Era l’ora terza quando lo crocifissero

Da duemila anni quell’ora terza è ferma sul quadrante del tempo.

Da duemila anni lo abbiamo sotto gli occhi e sotto le dita: tela dipinta, argento legno o madreperla. Da quando siamo nati, come la luna, come la bandiera, come il cucchiaio o la ruota, quel triangolo è nei nostri sensi quotidiani, abita nel domestico bazar di tutti. E quando moriamo qualcuno, invisibile dietro la nebbia, ce lo appoggia sulla bocca, quella forma fredda e levigata è l’ultima cosa cui dedichiamo amore.

Egli è tranquillità, famigliarità - ormai - quasi ogni volta. E’ l’antico omino nudo che penzola in fondo al rosario; o lungo i viottoli del Tirolo, sotto il tettuccio di abete, si scolora alla pioggia e lo salutiamo con un sospiro tornando a deliziarci del paesaggio.

E’ diventato un oggetto. Abbiamo cercato di mineralizzarlo, lo facciamo patetico o prezioso, d’oro o di mollica di pane, per liberarci della sua agonia e morte di uomo. Più lo riproduciamo e più ci dimentichiamo di lui, di quell’ora terza che è rintoccata milioni di ore fa sulla collina con vera erba, vero sangue, veri minuti.

Il mondo torna alla pace che gli occorre.
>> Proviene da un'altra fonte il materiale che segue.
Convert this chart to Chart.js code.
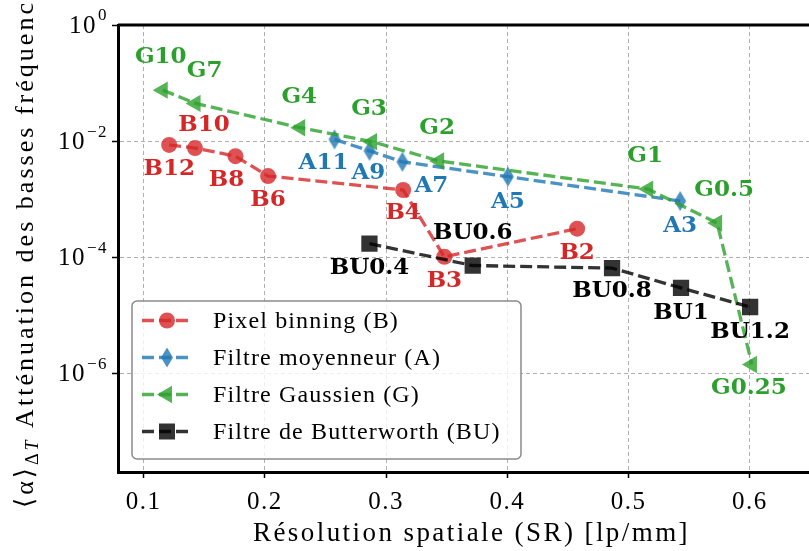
<!DOCTYPE html>
<html>
<head>
<meta charset="utf-8">
<script src="https://cdn.jsdelivr.net/npm/chart.js@4.4.1/dist/chart.umd.min.js"></script>
<style>
  body { margin: 0; overflow: hidden; background: #fff; }
  canvas { display: block; }
</style>
</head>
<body>
<canvas id="grafica" width="822" height="551"></canvas>
<script>
// valeurs
const binX = [0.121, 0.1423, 0.1757, 0.2026, 0.314, 0.348, 0.4575];
const binY = [8.6e-3, 7.6e-3, 5.5e-3, 2.5e-3, 1.44e-3, 1.02e-4, 3.1e-4];
const binNoms = ['B12', 'B10', 'B8', 'B6', 'B4', 'B3', 'B2'];

const moyX = [0.2574, 0.2862, 0.3134, 0.4004, 0.5425];
const moyY = [1.07e-2, 6.8e-3, 4.4e-3, 2.44e-3, 9.3e-4];
const moyNoms = ['A11', 'A9', 'A7', 'A5', 'A3'];

const gauX = [0.1157, 0.1428, 0.2291, 0.2883, 0.3437, 0.5161, 0.5730, 0.6017];
const gauY = [7.55e-2, 4.46e-2, 1.70e-2, 9.8e-3, 4.55e-3, 1.49e-3, 3.87e-4, 1.42e-6];
const gauNoms = ['G10', 'G7', 'G4', 'G3', 'G2', 'G1', 'G0.5', 'G0.25'];

const butX = [0.2862, 0.3714, 0.4863, 0.5432, 0.6002];
const butY = [1.71e-4, 7.2e-5, 6.5e-5, 2.96e-5, 1.39e-5];
const butNoms = ['BU0.4', 'BU0.6', 'BU0.8', 'BU1', 'BU1.2'];

const seriesNoms = ['Pixel binning (B)', 'Filtre moyenneur (A)', 'Filtre Gaussien (G)', 'Filtre de Butterworth (BU)'];
const xTicks = [0.1, 0.2, 0.3, 0.4, 0.5, 0.6];
const yTicks = [1e-6, 1e-4, 1e-2, 1];

// décalage des étiquettes (px)
const binDec = [[0, 24], [9, -23], [-9, 24], [0, 24], [0, 23], [0, 24], [0, 24]];
const moyDec = [[-11, 24], [-1, 22], [29, 24], [0, 25], [0, 25]];
const gauDec = [[-2, -33], [9, -32], [-1, -31], [-3, -33], [-2, -33], [-3, -33], [7, -33], [-3, 24]];
const butDec = [[0, 24], [0, -32], [0, 23], [0, 25], [0, 25]];

const rouge = 'rgba(214,39,40,0.8)', bleu = 'rgba(31,119,180,0.8)', vert = 'rgba(44,160,44,0.8)', noir = 'rgba(0,0,0,0.8)';
const couleursTexte = ['#d62728', '#1f77b4', '#2ca02c', '#000000'];
const serif = '"Liberation Serif", "DejaVu Serif", serif';

function losange(color) {
    const c = document.createElement('canvas');
    c.width = 14; c.height = 22;
    const g = c.getContext('2d');
    g.fillStyle = color;
    g.beginPath();
    g.moveTo(7, 1); g.lineTo(13, 11); g.lineTo(7, 21); g.lineTo(1, 11);
    g.closePath();
    g.fill();
    return c;
}
const losangeBleu = losange(bleu);

function points(xs, ys) {
    return xs.map((x, i) => ({ x: x, y: ys[i] }));
}

function serie(label, xs, ys, color, style, radius, rot, order) {
    return {
        label: label,
        data: points(xs, ys),
        showLine: true,
        borderColor: color,
        backgroundColor: color,
        borderWidth: 3.3,
        borderDash: [12, 5],
        pointStyle: style,
        pointRadius: radius,
        pointRotation: rot,
        pointBorderWidth: 0,
        pointBackgroundColor: color,
        order: order
    };
}

const datasets = [
    serie(seriesNoms[0], binX, binY, rouge, 'circle', 8, 0, 4),
    serie(seriesNoms[1], moyX, moyY, bleu, losangeBleu, 10, 0, 3),
    serie(seriesNoms[2], gauX, gauY, vert, 'triangle', 10, 270, 2),
    serie(seriesNoms[3], butX, butY, noir, 'rect', 11.5, 0, 1)
];
const noms = [binNoms, moyNoms, gauNoms, butNoms];
const decalages = [binDec, moyDec, gauDec, butDec];
const marqueurs = [
    { style: 'circle', color: rouge },
    { style: 'diamond', color: bleu },
    { style: 'left', color: vert },
    { style: 'square', color: noir }
];

function dessinerMarqueur(ctx, m, x, y) {
    ctx.fillStyle = m.color;
    ctx.beginPath();
    if (m.style === 'circle') {
        ctx.arc(x, y, 8, 0, Math.PI * 2);
    } else if (m.style === 'diamond') {
        ctx.moveTo(x, y - 10); ctx.lineTo(x + 6, y); ctx.lineTo(x, y + 10); ctx.lineTo(x - 6, y);
    } else if (m.style === 'left') {
        ctx.moveTo(x - 10, y); ctx.lineTo(x + 5, y - 8.7); ctx.lineTo(x + 5, y + 8.7);
    } else {
        ctx.rect(x - 8, y - 8, 16, 16);
    }
    ctx.closePath();
    ctx.fill();
}

// espacement des lettres pour qu'un texte occupe une largeur donnée
function espacement(ctx, texte, font, largeur) {
    ctx.letterSpacing = '0px';
    ctx.font = font;
    const w = ctx.measureText(texte).width;
    return Math.max(0, (largeur - w) / texte.length);
}

const cadre = {
    id: 'cadre',
    beforeDatasetsDraw(chart) {
        const { ctx, chartArea: a } = chart;
        ctx.save();
        ctx.strokeStyle = '#000';
        ctx.lineWidth = 3;
        ctx.setLineDash([]);
        ctx.beginPath();
        ctx.moveTo(a.left, a.top); ctx.lineTo(a.right, a.top); ctx.lineTo(a.right, a.bottom);
        ctx.stroke();
        ctx.restore();
    }
};

const etiquettes = {
    id: 'etiquettes',
    afterDatasetsDraw(chart) {
        const ctx = chart.ctx;
        const sx = chart.scales.x, sy = chart.scales.y;
        ctx.save();
        ctx.letterSpacing = '0px';
        ctx.font = 'bold 23px "DejaVu Serif", serif';
        ctx.textAlign = 'center';
        ctx.textBaseline = 'middle';
        chart.data.datasets.forEach((ds, i) => {
            ctx.fillStyle = couleursTexte[i];
            ds.data.forEach((p, j) => {
                const px = sx.getPixelForValue(p.x) + decalages[i][j][0];
                const py = sy.getPixelForValue(p.y) + decalages[i][j][1];
                ctx.fillText(noms[i][j], px, py);
            });
        });
        ctx.restore();
    }
};

const legende = {
    id: 'legende',
    afterDraw(chart) {
        const ctx = chart.ctx;
        ctx.save();
        const bx = 132, by = 301, bw = 389, bh = 158, r = 5;
        ctx.beginPath();
        ctx.moveTo(bx + r, by);
        ctx.arcTo(bx + bw, by, bx + bw, by + bh, r);
        ctx.arcTo(bx + bw, by + bh, bx, by + bh, r);
        ctx.arcTo(bx, by + bh, bx, by, r);
        ctx.arcTo(bx, by, bx + bw, by, r);
        ctx.closePath();
        ctx.fillStyle = 'rgba(255,255,255,0.8)';
        ctx.fill();
        ctx.strokeStyle = '#8a8a8a';
        ctx.lineWidth = 1.5;
        ctx.stroke();
        const font = '24px ' + serif;
        const esp = espacement(ctx, seriesNoms[0], font, 186);
        chart.data.datasets.forEach((ds, i) => {
            const y = 320.5 + i * 37;
            ctx.strokeStyle = ds.borderColor;
            ctx.lineWidth = 3.3;
            ctx.setLineDash([12, 5]);
            ctx.beginPath();
            ctx.moveTo(142, y); ctx.lineTo(192, y);
            ctx.stroke();
            ctx.setLineDash([]);
            dessinerMarqueur(ctx, marqueurs[i], 167, y);
            ctx.fillStyle = '#000';
            ctx.font = font;
            ctx.letterSpacing = esp + 'px';
            ctx.textAlign = 'left';
            ctx.textBaseline = 'middle';
            ctx.fillText(ds.label, 213, y + 1);
        });
        ctx.restore();
    }
};

// textes des axes : Liberation Serif élargi pour approcher Computer Modern
const textes = {
    id: 'textes',
    beforeDraw(chart) {
        chart.ctx.letterSpacing = '1.5px';
    },
    afterDraw(chart) {
        const ctx = chart.ctx;
        const a = chart.chartArea;
        const sy = chart.scales.y;
        ctx.save();
        ctx.fillStyle = '#000';
        ctx.letterSpacing = '1.5px';
        // étiquettes de l'axe y : 10^n
        yTicks.forEach(v => {
            const py = sy.getPixelForValue(v);
            const exp = String(Math.round(Math.log10(v))).replace('-', '\u2212');
            ctx.font = '17px ' + serif;
            const we = ctx.measureText(exp).width;
            ctx.textAlign = 'right';
            ctx.textBaseline = 'middle';
            ctx.fillText(exp, 108, py - 9);
            ctx.font = '25px ' + serif;
            ctx.fillText('10', 108 - we - 1, py + 1);
        });
        // titre x
        const titreX = 'Résolution spatiale (SR) [lp/mm]';
        const fx = '27px ' + serif;
        const ex = espacement(ctx, titreX, fx, 437);
        ctx.font = fx;
        ctx.letterSpacing = ex + 'px';
        ctx.textAlign = 'left';
        ctx.textBaseline = 'middle';
        ctx.fillText(titreX, 253, 534);
        // titre y avec indice, de y=508 vers le haut
        const parts = [
            { t: '\u27E8\u03B1\u27E9', f: '26px ' + serif, dy: 0 },
            { t: '\u0394', f: '18px ' + serif, dy: 7 },
            { t: 'T', f: 'italic 18px ' + serif, dy: 7 },
            { t: ' Atténuation des basses fréquences', f: '26px ' + serif, dy: 0 }
        ];
        ctx.letterSpacing = '0px';
        let base = 0, n = 0;
        parts.forEach(p => {
            ctx.font = p.f;
            const vis = p.t.replace('fréquences', 'fréquenc');
            base += ctx.measureText(vis).width;
            n += vis.length;
        });
        const ey = Math.max(0, (508 - base) / n);
        ctx.letterSpacing = ey + 'px';
        ctx.translate(26, 0);
        ctx.rotate(-Math.PI / 2);
        ctx.textAlign = 'left';
        let x = -508;
        parts.forEach(p => { ctx.font = p.f; ctx.fillText(p.t, x, p.dy); x += ctx.measureText(p.t).width; });
        ctx.restore();
    }
};

new Chart(document.getElementById('grafica'), {
    type: 'scatter',
    data: { datasets: datasets },
    options: {
        responsive: false,
        animation: false,
        layout: { padding: { top: 25, right: 3, left: 0, bottom: 0 } },
        plugins: { legend: { display: false }, tooltip: { enabled: false } },
        scales: {
            x: {
                type: 'linear',
                min: 0.0788,
                max: 0.65,
                afterBuildTicks: s => { s.ticks = xTicks.map(v => ({ value: v })); },
                afterFit: s => { s.height = 79; s.paddingLeft = 0; s.paddingRight = 0; },
                border: { color: '#000', width: 3, dash: [4, 3] },
                grid: { color: '#b0b0b0', lineWidth: 1, tickColor: '#000', tickLength: 6, tickWidth: 1.5, tickBorderDash: [] },
                ticks: { color: '#000', font: { family: serif, size: 25 }, padding: 9, callback: v => v.toFixed(1) }
            },
            y: {
                type: 'logarithmic',
                min: 2.0e-8,
                max: 1,
                afterBuildTicks: s => { s.ticks = yTicks.map(v => ({ value: v })); },
                afterFit: s => { s.width = 118; s.paddingTop = 0; s.paddingBottom = 0; },
                border: { color: '#000', width: 3, dash: [4, 3] },
                grid: { color: '#b0b0b0', lineWidth: 1, tickColor: '#000', tickLength: 6, tickWidth: 1.5, tickBorderDash: [] },
                ticks: { color: '#000', font: { family: serif, size: 25 }, padding: 4, callback: () => '' }
            }
        }
    },
    plugins: [cadre, etiquettes, legende, textes]
});
</script>
</body>
</html>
Egli aveva provato a farne un grande organo di cattedrale, aveva cavato musica da branchi di porci, da pani secchi, da sgualdrine e da morti; ma il mondo ha preferito tornare al silenzio delle sue colline... perchè non suoni più gli ha messo due chiodi nelle mani.

Posato sull’ultimo respiro l’omino si libera dal suo gelo, spezza l’argento, confida il mistero dell’ora terza.